A city we can live with
Contributor Jane Holtz Kay describes what makes a city such as Boston "wear well": the casual, congenial mingling of a wildly diverse set of residents, the one-of-a-kind restaurants and shops, the ease of hopping a bus or subway. In a celebration of urban gardens, Kristin Brennan shows how growing vegetables transformed a Boston neighborhood, reclaimed polluted land, and taught kids that carrots can taste better than potato chips. And Ken Avidor’s pointed cartoons use characters like Anger Man, a wasteful consumer, and Roadkill Bill, a frequently run-over rodent, to provoke both laughter and embarrassment at our car-based society. Looking abroad, Jay Walljasper examines what makes European cities so vibrant and livable: Most people walk or bike rather than drive, and wealthy suburbs share the cost of inner-city social programs.

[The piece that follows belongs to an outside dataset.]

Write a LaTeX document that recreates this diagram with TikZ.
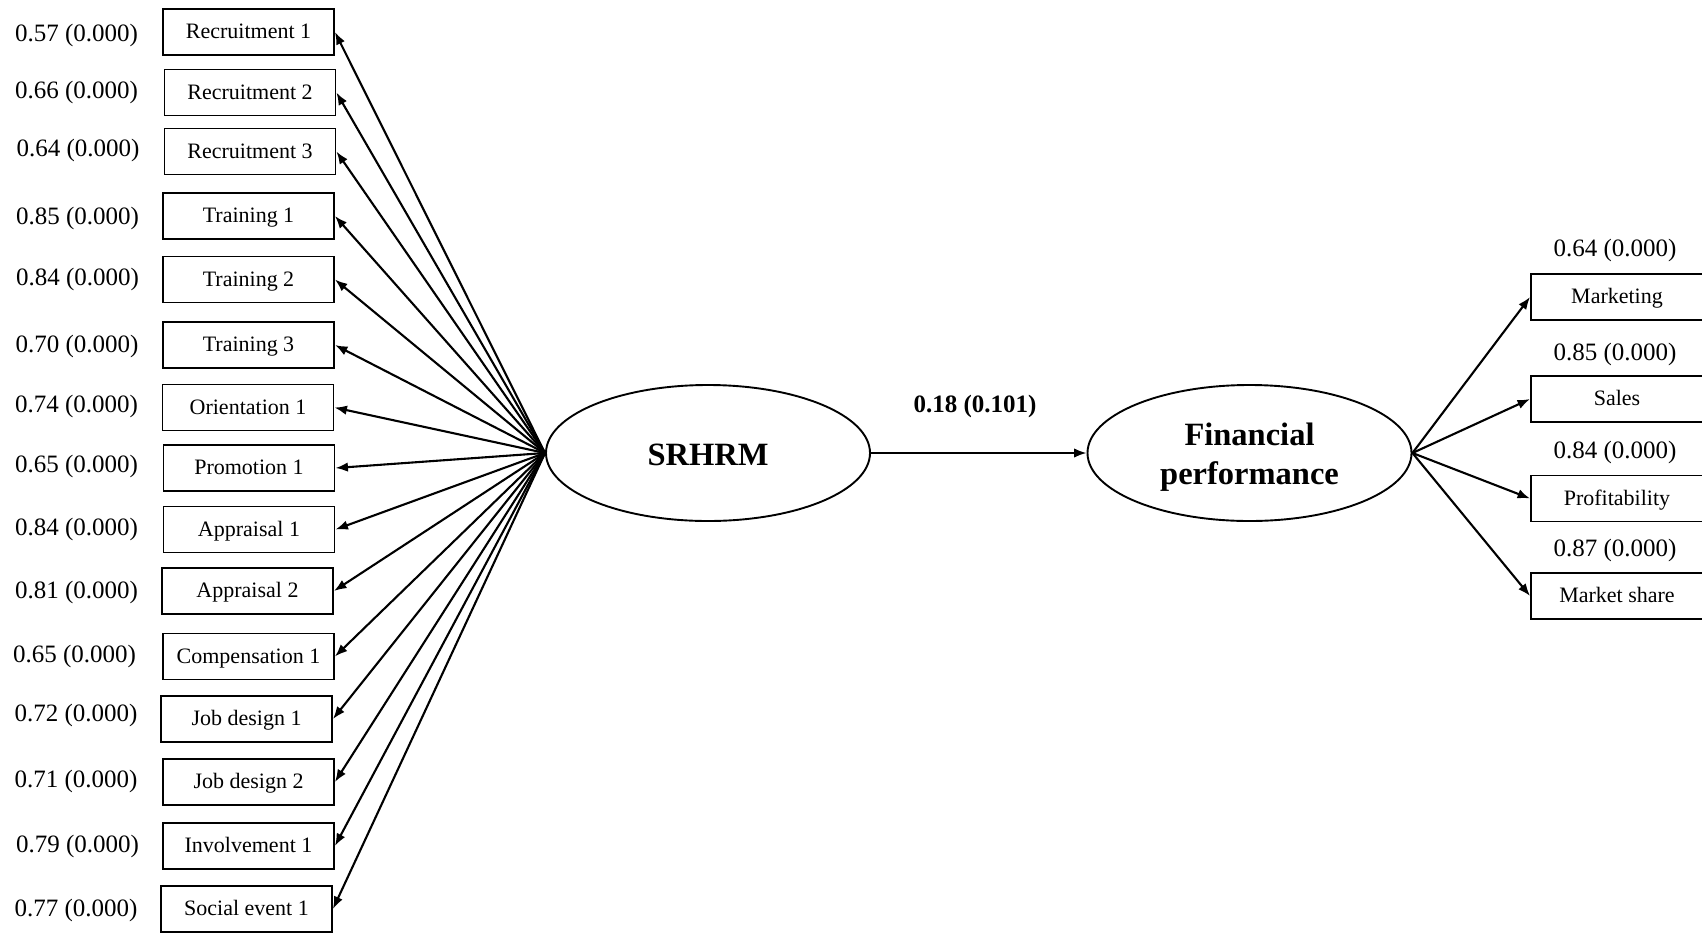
\documentclass[tikz,border=0pt]{standalone}
\usepackage{fontspec}
\setmainfont{Liberation Serif}
\usetikzlibrary{shapes.geometric,arrows.meta}
\begin{document}
\begin{tikzpicture}[x=1pt,y=-1pt,
  item/.style={draw,line width=1.9pt,minimum width=171pt,minimum height=46pt,inner sep=0pt,
    text height=13pt,text depth=0pt,font=\fontsize{22}{26}\selectfont},
  latent/.style={draw,ellipse,line width=1.9pt,minimum width=324pt,minimum height=136pt,
    inner sep=0pt},
  ctext/.style={align=center,inner sep=0pt,font=\fontsize{32.5}{39.5}\selectfont\bfseries},
  load/.style={font=\fontsize{25}{30}\selectfont,inner sep=0pt,yshift=-2.5pt},
  coef/.style={font=\fontsize{25}{30}\selectfont\bfseries,inner sep=0pt,yshift=-2.5pt},
  link/.style={line width=2.1pt,-{Latex[length=12.5pt,width=9.5pt]}}]
\useasboundingbox (0,0) rectangle (1702,932);

% latent constructs
\node[latent] (sr) at (708,453) {};
\node[ctext] (srt) at ([yshift=-2pt]sr.center) {SRHRM};
\node[latent] (fp) at (1249.5,453) {};
\node[ctext] (fpt) at ([yshift=-4pt]fp.center) {Financial\\performance};
\node[coef] (b) at (975,404) {0.18 (0.101)};

% SRHRM indicators
\node[item] (r1) at (248.5,32)  {Recruitment 1};
\node[item] (r2) at (250,92.5)  {Recruitment 2};
\node[item] (r3) at (250,151.5) {Recruitment 3};
\node[item] (t1) at (248.5,216) {Training 1};
\node[item] (t2) at (248.5,279.5) {Training 2};
\node[item] (t3) at (248.5,345) {Training 3};
\node[item] (o1) at (248,407.5) {Orientation 1};
\node[item] (p1) at (249,468)   {Promotion 1};
\node[item] (a1) at (249,529.5) {Appraisal 1};
\node[item] (a2) at (247.5,591) {Appraisal 2};
\node[item] (c1) at (248.5,656.5) {Compensation 1};
\node[item] (j1) at (246.5,719) {Job design 1};
\node[item] (j2) at (248.5,782) {Job design 2};
\node[item] (i1) at (248.5,846) {Involvement 1};
\node[item] (s1) at (246.5,909) {Social event 1};

% loadings of the SRHRM indicators
\node[load] (lr1) at (76.5,33)  {0.57 (0.000)};
\node[load] (lr2) at (76.5,90)  {0.66 (0.000)};
\node[load] (lr3) at (78,148)   {0.64 (0.000)};
\node[load] (lt1) at (77.5,216) {0.85 (0.000)};
\node[load] (lt2) at (77.5,277) {0.84 (0.000)};
\node[load] (lt3) at (77,344)   {0.70 (0.000)};
\node[load] (lo1) at (76.5,404) {0.74 (0.000)};
\node[load] (lp1) at (76.5,464) {0.65 (0.000)};
\node[load] (la1) at (76.5,527) {0.84 (0.000)};
\node[load] (la2) at (76.5,590) {0.81 (0.000)};
\node[load] (lc1) at (74.5,654) {0.65 (0.000)};
\node[load] (lj1) at (76,713)   {0.72 (0.000)};
\node[load] (lj2) at (76,779)   {0.71 (0.000)};
\node[load] (li1) at (77.5,844) {0.79 (0.000)};
\node[load] (ls1) at (76,908)   {0.77 (0.000)};

% financial performance indicators
\node[item,minimum width=172pt] (mk) at (1617,297)   {Marketing};
\node[item,minimum width=172pt] (sa) at (1617,399)   {Sales};
\node[item,minimum width=172pt] (pr) at (1617,498.5) {Profitability};
\node[item,minimum width=172pt] (ms) at (1617,596)   {Market share};

\node[load] (lmk) at (1615,248) {0.64 (0.000)};
\node[load] (lsa) at (1615,352) {0.85 (0.000)};
\node[load] (lpr) at (1615,450) {0.84 (0.000)};
\node[load] (lms) at (1615,548) {0.87 (0.000)};

% paths
\foreach \n in {r1,r2,r3,t1,t2,t3,o1,p1,a1,a2,c1,j1,j2,i1,s1}
  \draw[link] (sr.west) -- (\n.east);
\draw[link] (sr.east) -- (fp.west);
\foreach \n in {mk,sa,pr,ms}
  \draw[link] (fp.east) -- (\n.west);
\end{tikzpicture}
\end{document}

Instead of lecturing us, these writers gently nudge us from car-dependent sprawl toward compact neighborhoods where kids can play kickball and grown-ups can stroll to the store. And James Kunstler lends some urgency to this transformation: Predicting the end of cheap energy and the beginning of climate change, he notes that we’d all better "prepare to be good neighbors," no matter where we live. For more information, see http://www.worldashome.org/livablecity/index.html.
Toward the Livable City, Emilie Buchwald, editor
301 pages, softcover, $18.95. Milkweed Editions, 2003.